Partially unredacted documents released Thursday reveal further details about the scheme to close lanes on the George Washington Bridge, which has embroiled New Jersey Gov. Chris Christie (R) and his allies in an ongoing scandal.
The new details clarify exactly which of the actors engaged in the scheme sent some of the more damning texts, and also reveal that former Port Authority official David Wildstein exchanged texts with Christie’s former deputy chief of staff, Bridget Anne Kelly, about causing traffic delays for a prominent New Jersey rabbi.
But they don’t offer any further connection between Christie and the situation, which, since drawing national attention, has hurt his standing in the Republican Party and his presidential prospects.
The texts, sent on Aug. 19, six days after Kelly told Wildstein in an email it was “time for some traffic problems in Ft. Lee,” joke about Orthodox Rabbi Mendy Carlebach, a Port Authority police chaplain and a close Christie ally.
Wildstein sent a picture to Kelly of Carlebach with Speaker John Boehner (R-Ohio), to which she replies, “I think this qualifies as stalking.”
Wildstein later texts Kelly that “he has officially pissed me off,” and she responds, “clearly.”
“We cannot cause traffic problems in front of his house, can we?” Kelly asks.
“Flights to Tel Aviv all mysteriously delayed,” Wildstein adds, and Kelly replies: “Perfect.”
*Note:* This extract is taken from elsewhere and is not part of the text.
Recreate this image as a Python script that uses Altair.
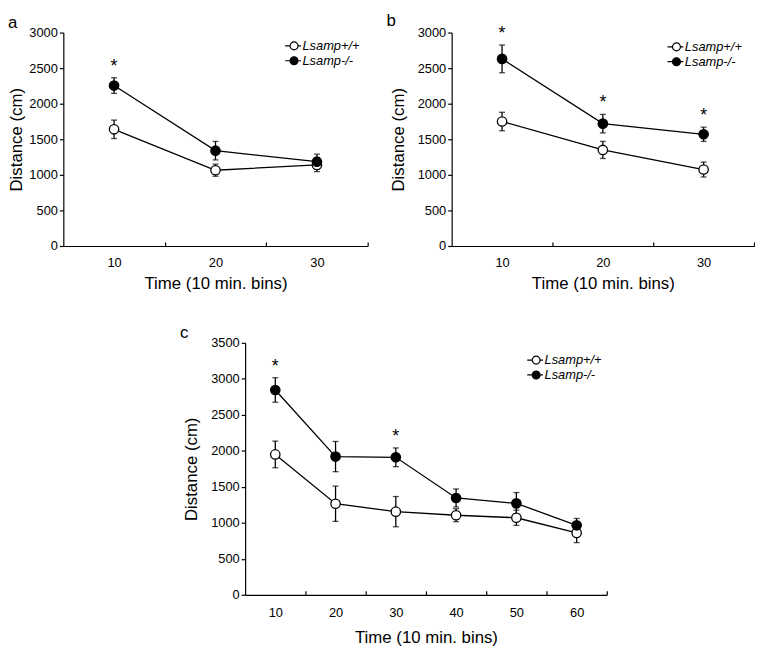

It’s unclear what caused the two to joke about causing delays for Carlebach, but he told the Bergen Record that he had never spoken to Wildstein and had only passing contact with Kelly.
“I have totally no idea,” he said when asked why the two may have texted about him. “I don’t understand it. … None of it makes any sense.”
The newly unredacted documents also reveal that Lt. Chip Michaels, a Port Authority police officer and childhood friend of Christie's, was texting reports on the traffic delays to Wildstein throughout the closures and drove Wildstein to observe the traffic on Sept. 9, the first day of the four days of closures.
“Local ft lee traffic disaster,” Michaels wrote to Wildstein at 8:39 p.m. on Sept. 10.